Begin

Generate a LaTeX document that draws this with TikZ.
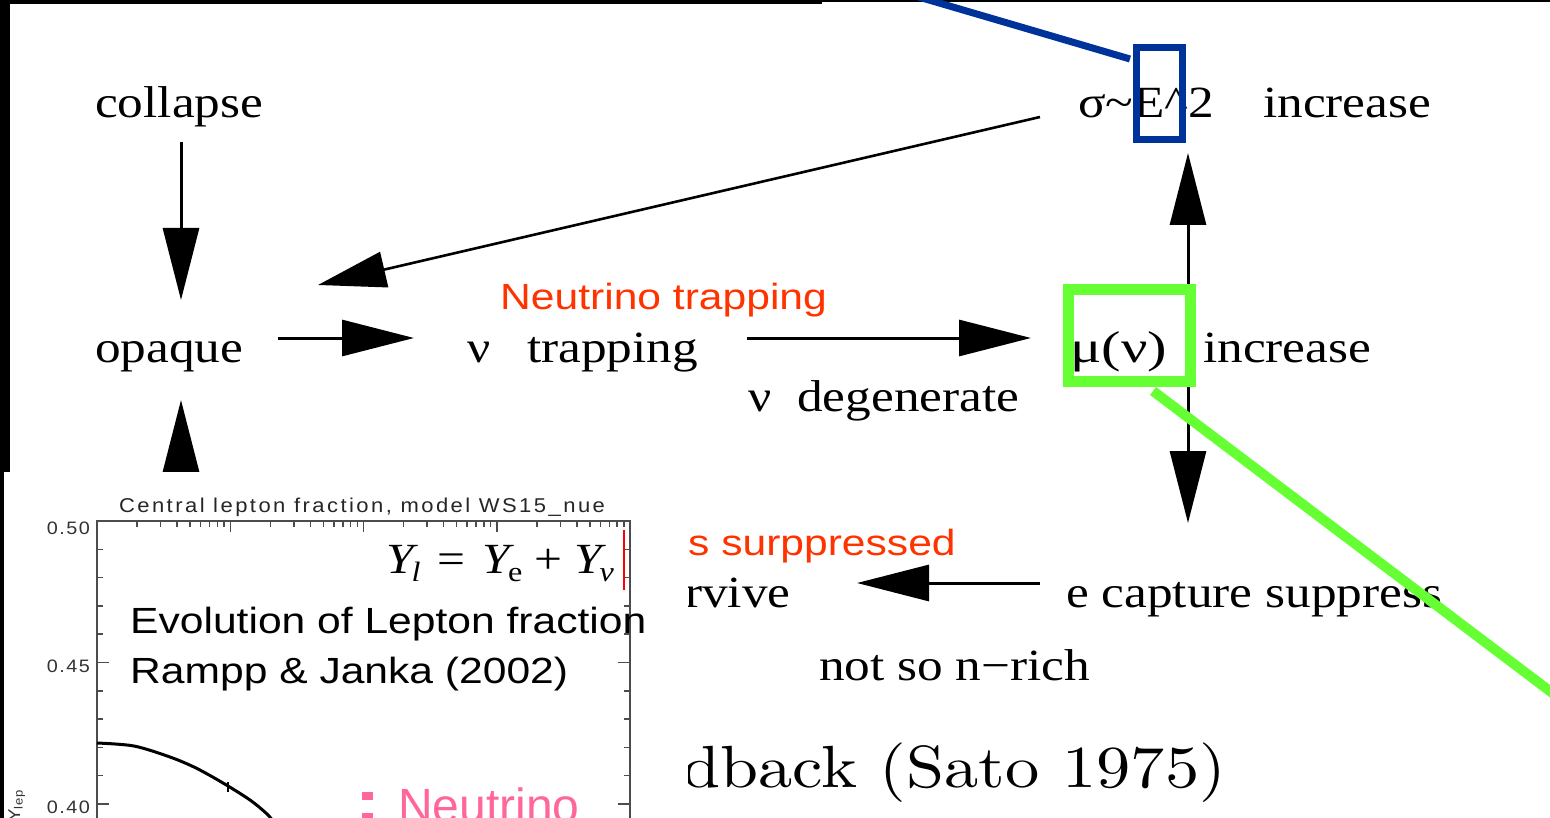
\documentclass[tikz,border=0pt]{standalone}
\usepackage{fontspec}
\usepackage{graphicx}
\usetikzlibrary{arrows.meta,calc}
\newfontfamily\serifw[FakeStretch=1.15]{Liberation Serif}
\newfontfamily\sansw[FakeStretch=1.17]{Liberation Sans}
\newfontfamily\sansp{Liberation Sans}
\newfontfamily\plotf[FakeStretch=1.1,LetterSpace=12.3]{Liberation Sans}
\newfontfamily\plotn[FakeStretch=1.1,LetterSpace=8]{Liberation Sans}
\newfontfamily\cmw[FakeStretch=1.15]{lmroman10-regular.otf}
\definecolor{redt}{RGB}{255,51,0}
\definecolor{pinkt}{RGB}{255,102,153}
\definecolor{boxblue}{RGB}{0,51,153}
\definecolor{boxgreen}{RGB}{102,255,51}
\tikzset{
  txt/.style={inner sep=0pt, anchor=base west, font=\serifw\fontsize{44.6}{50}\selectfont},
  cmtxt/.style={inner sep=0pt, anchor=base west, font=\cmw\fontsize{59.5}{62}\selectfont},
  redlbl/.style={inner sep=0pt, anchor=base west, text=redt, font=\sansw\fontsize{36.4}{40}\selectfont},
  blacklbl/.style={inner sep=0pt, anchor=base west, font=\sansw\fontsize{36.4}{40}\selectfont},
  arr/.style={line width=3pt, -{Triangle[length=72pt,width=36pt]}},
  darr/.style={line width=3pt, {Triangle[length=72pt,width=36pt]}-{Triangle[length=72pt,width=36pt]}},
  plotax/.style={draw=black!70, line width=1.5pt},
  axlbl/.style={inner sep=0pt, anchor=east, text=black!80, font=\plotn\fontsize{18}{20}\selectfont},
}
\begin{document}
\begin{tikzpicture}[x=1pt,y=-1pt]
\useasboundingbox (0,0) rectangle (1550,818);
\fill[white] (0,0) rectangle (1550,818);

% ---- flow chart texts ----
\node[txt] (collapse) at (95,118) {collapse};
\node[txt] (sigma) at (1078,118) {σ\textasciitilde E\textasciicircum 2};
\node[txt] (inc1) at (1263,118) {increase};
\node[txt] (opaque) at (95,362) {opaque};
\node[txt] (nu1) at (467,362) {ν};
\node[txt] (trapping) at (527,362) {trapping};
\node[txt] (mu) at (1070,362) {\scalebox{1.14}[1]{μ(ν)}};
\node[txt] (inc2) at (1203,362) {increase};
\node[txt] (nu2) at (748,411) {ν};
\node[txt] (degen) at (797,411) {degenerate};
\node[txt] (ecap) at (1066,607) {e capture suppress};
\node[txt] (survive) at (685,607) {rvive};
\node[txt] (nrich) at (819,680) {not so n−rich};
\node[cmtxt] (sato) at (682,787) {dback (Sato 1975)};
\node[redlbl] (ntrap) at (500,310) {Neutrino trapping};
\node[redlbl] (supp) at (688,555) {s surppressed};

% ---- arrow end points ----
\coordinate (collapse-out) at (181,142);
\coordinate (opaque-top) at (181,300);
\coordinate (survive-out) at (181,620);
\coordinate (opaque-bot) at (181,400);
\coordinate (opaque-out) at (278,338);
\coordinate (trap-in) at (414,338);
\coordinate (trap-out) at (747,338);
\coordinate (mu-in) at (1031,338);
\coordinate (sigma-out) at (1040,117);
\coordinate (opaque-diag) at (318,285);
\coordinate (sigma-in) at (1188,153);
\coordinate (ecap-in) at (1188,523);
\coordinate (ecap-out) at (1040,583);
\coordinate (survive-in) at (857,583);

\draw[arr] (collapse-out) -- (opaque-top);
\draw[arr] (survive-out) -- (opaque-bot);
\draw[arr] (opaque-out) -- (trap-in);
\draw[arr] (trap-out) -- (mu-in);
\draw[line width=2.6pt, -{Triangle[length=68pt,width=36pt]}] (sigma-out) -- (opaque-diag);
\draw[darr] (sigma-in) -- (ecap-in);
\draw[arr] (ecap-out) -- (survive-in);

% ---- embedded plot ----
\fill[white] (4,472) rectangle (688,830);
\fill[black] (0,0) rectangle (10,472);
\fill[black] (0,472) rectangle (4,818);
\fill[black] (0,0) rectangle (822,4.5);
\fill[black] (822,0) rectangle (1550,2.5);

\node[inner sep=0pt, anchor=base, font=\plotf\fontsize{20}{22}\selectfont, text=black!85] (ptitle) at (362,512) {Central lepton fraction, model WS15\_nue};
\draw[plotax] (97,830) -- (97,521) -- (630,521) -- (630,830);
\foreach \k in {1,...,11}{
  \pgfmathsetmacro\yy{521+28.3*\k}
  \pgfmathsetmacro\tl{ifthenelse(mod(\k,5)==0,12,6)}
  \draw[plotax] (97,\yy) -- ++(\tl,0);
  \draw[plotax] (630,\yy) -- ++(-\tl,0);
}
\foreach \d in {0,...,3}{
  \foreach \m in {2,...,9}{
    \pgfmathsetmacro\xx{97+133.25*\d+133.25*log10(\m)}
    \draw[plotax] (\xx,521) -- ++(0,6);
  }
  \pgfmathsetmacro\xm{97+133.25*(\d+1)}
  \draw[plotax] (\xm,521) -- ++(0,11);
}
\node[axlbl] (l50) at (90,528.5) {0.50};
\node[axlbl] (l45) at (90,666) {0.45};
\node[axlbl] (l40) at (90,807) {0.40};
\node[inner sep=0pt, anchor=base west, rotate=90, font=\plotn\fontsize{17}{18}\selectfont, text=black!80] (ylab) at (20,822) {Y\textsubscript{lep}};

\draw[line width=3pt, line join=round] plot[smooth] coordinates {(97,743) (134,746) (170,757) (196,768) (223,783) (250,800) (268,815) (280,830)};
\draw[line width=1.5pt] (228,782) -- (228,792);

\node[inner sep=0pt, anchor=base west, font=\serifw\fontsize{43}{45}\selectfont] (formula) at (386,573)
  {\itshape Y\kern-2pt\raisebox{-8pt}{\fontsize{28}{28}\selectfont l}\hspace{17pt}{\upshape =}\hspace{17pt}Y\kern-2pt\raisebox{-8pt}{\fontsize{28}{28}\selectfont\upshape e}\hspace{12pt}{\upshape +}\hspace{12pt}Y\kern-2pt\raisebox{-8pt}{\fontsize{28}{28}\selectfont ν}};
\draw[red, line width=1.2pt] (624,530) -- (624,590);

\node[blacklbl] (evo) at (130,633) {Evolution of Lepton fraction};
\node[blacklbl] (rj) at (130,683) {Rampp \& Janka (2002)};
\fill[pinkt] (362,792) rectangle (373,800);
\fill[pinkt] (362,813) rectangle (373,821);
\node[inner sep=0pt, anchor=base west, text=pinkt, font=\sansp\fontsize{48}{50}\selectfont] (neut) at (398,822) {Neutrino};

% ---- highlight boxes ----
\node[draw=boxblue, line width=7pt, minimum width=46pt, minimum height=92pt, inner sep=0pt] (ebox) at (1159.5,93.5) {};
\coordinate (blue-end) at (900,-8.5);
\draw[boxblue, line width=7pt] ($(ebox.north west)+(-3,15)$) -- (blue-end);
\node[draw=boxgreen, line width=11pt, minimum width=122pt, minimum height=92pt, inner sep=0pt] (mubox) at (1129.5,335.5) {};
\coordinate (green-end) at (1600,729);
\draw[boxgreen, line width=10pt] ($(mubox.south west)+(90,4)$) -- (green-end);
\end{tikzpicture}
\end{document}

End

• [REQUEST]
Return the material word for word. Pictures are not part of the copy.

• [CORRECT OUTPUT]
Generate a LaTeX document that draws this with TikZ.
\documentclass[tikz,border=0pt]{standalone}
\usepackage{fontspec}
\usepackage{graphicx}
\usetikzlibrary{arrows.meta,calc}
\newfontfamily\serifw[FakeStretch=1.15]{Liberation Serif}
\newfontfamily\sansw[FakeStretch=1.17]{Liberation Sans}
\newfontfamily\sansp{Liberation Sans}
\newfontfamily\plotf[FakeStretch=1.1,LetterSpace=12.3]{Liberation Sans}
\newfontfamily\plotn[FakeStretch=1.1,LetterSpace=8]{Liberation Sans}
\newfontfamily\cmw[FakeStretch=1.15]{lmroman10-regular.otf}
\definecolor{redt}{RGB}{255,51,0}
\definecolor{pinkt}{RGB}{255,102,153}
\definecolor{boxblue}{RGB}{0,51,153}
\definecolor{boxgreen}{RGB}{102,255,51}
\tikzset{
  txt/.style={inner sep=0pt, anchor=base west, font=\serifw\fontsize{44.6}{50}\selectfont},
  cmtxt/.style={inner sep=0pt, anchor=base west, font=\cmw\fontsize{59.5}{62}\selectfont},
  redlbl/.style={inner sep=0pt, anchor=base west, text=redt, font=\sansw\fontsize{36.4}{40}\selectfont},
  blacklbl/.style={inner sep=0pt, anchor=base west, font=\sansw\fontsize{36.4}{40}\selectfont},
  arr/.style={line width=3pt, -{Triangle[length=72pt,width=36pt]}},
  darr/.style={line width=3pt, {Triangle[length=72pt,width=36pt]}-{Triangle[length=72pt,width=36pt]}},
  plotax/.style={draw=black!70, line width=1.5pt},
  axlbl/.style={inner sep=0pt, anchor=east, text=black!80, font=\plotn\fontsize{18}{20}\selectfont},
}
\begin{document}
\begin{tikzpicture}[x=1pt,y=-1pt]
\useasboundingbox (0,0) rectangle (1550,818);
\fill[white] (0,0) rectangle (1550,818);

% ---- flow chart texts ----
\node[txt] (collapse) at (95,118) {collapse};
\node[txt] (sigma) at (1078,118) {σ\textasciitilde E\textasciicircum 2};
\node[txt] (inc1) at (1263,118) {increase};
\node[txt] (opaque) at (95,362) {opaque};
\node[txt] (nu1) at (467,362) {ν};
\node[txt] (trapping) at (527,362) {trapping};
\node[txt] (mu) at (1070,362) {\scalebox{1.14}[1]{μ(ν)}};
\node[txt] (inc2) at (1203,362) {increase};
\node[txt] (nu2) at (748,411) {ν};
\node[txt] (degen) at (797,411) {degenerate};
\node[txt] (ecap) at (1066,607) {e capture suppress};
\node[txt] (survive) at (685,607) {rvive};
\node[txt] (nrich) at (819,680) {not so n−rich};
\node[cmtxt] (sato) at (682,787) {dback (Sato 1975)};
\node[redlbl] (ntrap) at (500,310) {Neutrino trapping};
\node[redlbl] (supp) at (688,555) {s surppressed};

% ---- arrow end points ----
\coordinate (collapse-out) at (181,142);
\coordinate (opaque-top) at (181,300);
\coordinate (survive-out) at (181,620);
\coordinate (opaque-bot) at (181,400);
\coordinate (opaque-out) at (278,338);
\coordinate (trap-in) at (414,338);
\coordinate (trap-out) at (747,338);
\coordinate (mu-in) at (1031,338);
\coordinate (sigma-out) at (1040,117);
\coordinate (opaque-diag) at (318,285);
\coordinate (sigma-in) at (1188,153);
\coordinate (ecap-in) at (1188,523);
\coordinate (ecap-out) at (1040,583);
\coordinate (survive-in) at (857,583);

\draw[arr] (collapse-out) -- (opaque-top);
\draw[arr] (survive-out) -- (opaque-bot);
\draw[arr] (opaque-out) -- (trap-in);
\draw[arr] (trap-out) -- (mu-in);
\draw[line width=2.6pt, -{Triangle[length=68pt,width=36pt]}] (sigma-out) -- (opaque-diag);
\draw[darr] (sigma-in) -- (ecap-in);
\draw[arr] (ecap-out) -- (survive-in);

% ---- embedded plot ----
\fill[white] (4,472) rectangle (688,830);
\fill[black] (0,0) rectangle (10,472);
\fill[black] (0,472) rectangle (4,818);
\fill[black] (0,0) rectangle (822,4.5);
\fill[black] (822,0) rectangle (1550,2.5);

\node[inner sep=0pt, anchor=base, font=\plotf\fontsize{20}{22}\selectfont, text=black!85] (ptitle) at (362,512) {Central lepton fraction, model WS15\_nue};
\draw[plotax] (97,830) -- (97,521) -- (630,521) -- (630,830);
\foreach \k in {1,...,11}{
  \pgfmathsetmacro\yy{521+28.3*\k}
  \pgfmathsetmacro\tl{ifthenelse(mod(\k,5)==0,12,6)}
  \draw[plotax] (97,\yy) -- ++(\tl,0);
  \draw[plotax] (630,\yy) -- ++(-\tl,0);
}
\foreach \d in {0,...,3}{
  \foreach \m in {2,...,9}{
    \pgfmathsetmacro\xx{97+133.25*\d+133.25*log10(\m)}
    \draw[plotax] (\xx,521) -- ++(0,6);
  }
  \pgfmathsetmacro\xm{97+133.25*(\d+1)}
  \draw[plotax] (\xm,521) -- ++(0,11);
}
\node[axlbl] (l50) at (90,528.5) {0.50};
\node[axlbl] (l45) at (90,666) {0.45};
\node[axlbl] (l40) at (90,807) {0.40};
\node[inner sep=0pt, anchor=base west, rotate=90, font=\plotn\fontsize{17}{18}\selectfont, text=black!80] (ylab) at (20,822) {Y\textsubscript{lep}};

\draw[line width=3pt, line join=round] plot[smooth] coordinates {(97,743) (134,746) (170,757) (196,768) (223,783) (250,800) (268,815) (280,830)};
\draw[line width=1.5pt] (228,782) -- (228,792);

\node[inner sep=0pt, anchor=base west, font=\serifw\fontsize{43}{45}\selectfont] (formula) at (386,573)
  {\itshape Y\kern-2pt\raisebox{-8pt}{\fontsize{28}{28}\selectfont l}\hspace{17pt}{\upshape =}\hspace{17pt}Y\kern-2pt\raisebox{-8pt}{\fontsize{28}{28}\selectfont\upshape e}\hspace{12pt}{\upshape +}\hspace{12pt}Y\kern-2pt\raisebox{-8pt}{\fontsize{28}{28}\selectfont ν}};
\draw[red, line width=1.2pt] (624,530) -- (624,590);

\node[blacklbl] (evo) at (130,633) {Evolution of Lepton fraction};
\node[blacklbl] (rj) at (130,683) {Rampp \& Janka (2002)};
\fill[pinkt] (362,792) rectangle (373,800);
\fill[pinkt] (362,813) rectangle (373,821);
\node[inner sep=0pt, anchor=base west, text=pinkt, font=\sansp\fontsize{48}{50}\selectfont] (neut) at (398,822) {Neutrino};

% ---- highlight boxes ----
\node[draw=boxblue, line width=7pt, minimum width=46pt, minimum height=92pt, inner sep=0pt] (ebox) at (1159.5,93.5) {};
\coordinate (blue-end) at (900,-8.5);
\draw[boxblue, line width=7pt] ($(ebox.north west)+(-3,15)$) -- (blue-end);
\node[draw=boxgreen, line width=11pt, minimum width=122pt, minimum height=92pt, inner sep=0pt] (mubox) at (1129.5,335.5) {};
\coordinate (green-end) at (1600,729);
\draw[boxgreen, line width=10pt] ($(mubox.south west)+(90,4)$) -- (green-end);
\end{tikzpicture}
\end{document}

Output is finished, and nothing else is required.